For most, it is not a valiant battle with swords and armor and sweat and glory. No, most of us are confined to a couch with a remote in our hand – a relatively simple request compared to most historical moments.

I’ve even heard this whole quarantine business phrased as “the earth sending us to our rooms to think about what we’ve done.”

So while we are thinking, let us not forget the feelings and well being of our neighbours near and far.

Let us reach out to one another and ask how they are contending and thank those who are making a difference on the front lines.

To all of the leaders – the decision makers having to shuffle gargantuan plans with every morning that passes.

To the nurses and doctors and first responders having to press on with care amongst fear and crowded waiting rooms.

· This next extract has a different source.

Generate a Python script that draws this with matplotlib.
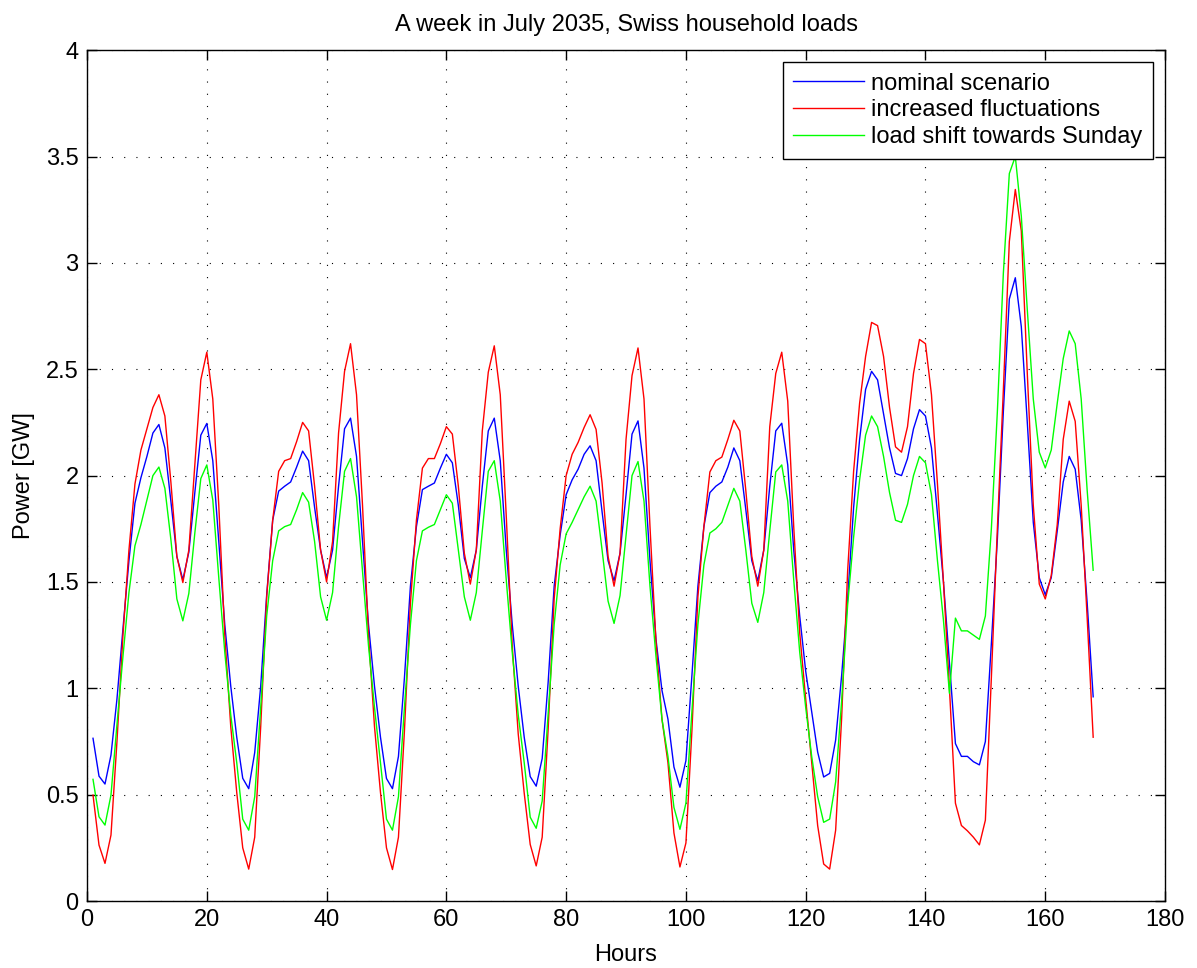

To scientists seeking to find a vaccine.

To the journalists seeking and filtering truthful information and the shopkeepers and cashiers working diligently to keep food on the shelves and lines as minimal as can be.

To every business owner that chose safety over revenue.

To anyone who has lost someone to COVID-19; every death marks the conclusion of a life and an emotional weight that will push down on all those who knew that person.

You will be mentioned in the history books. Perhaps not by name, but by the tireless efforts done to not only slow the spread, but to keep spirits up and civilization going.

My aunt said to me on the phone the other night as we dove straight into COVID-19 chatter that “it will pass. It will pass like a kidney stone, but it will pass.”

I don’t know about you, but I am eager to see those words printed in a history book not too far down the road.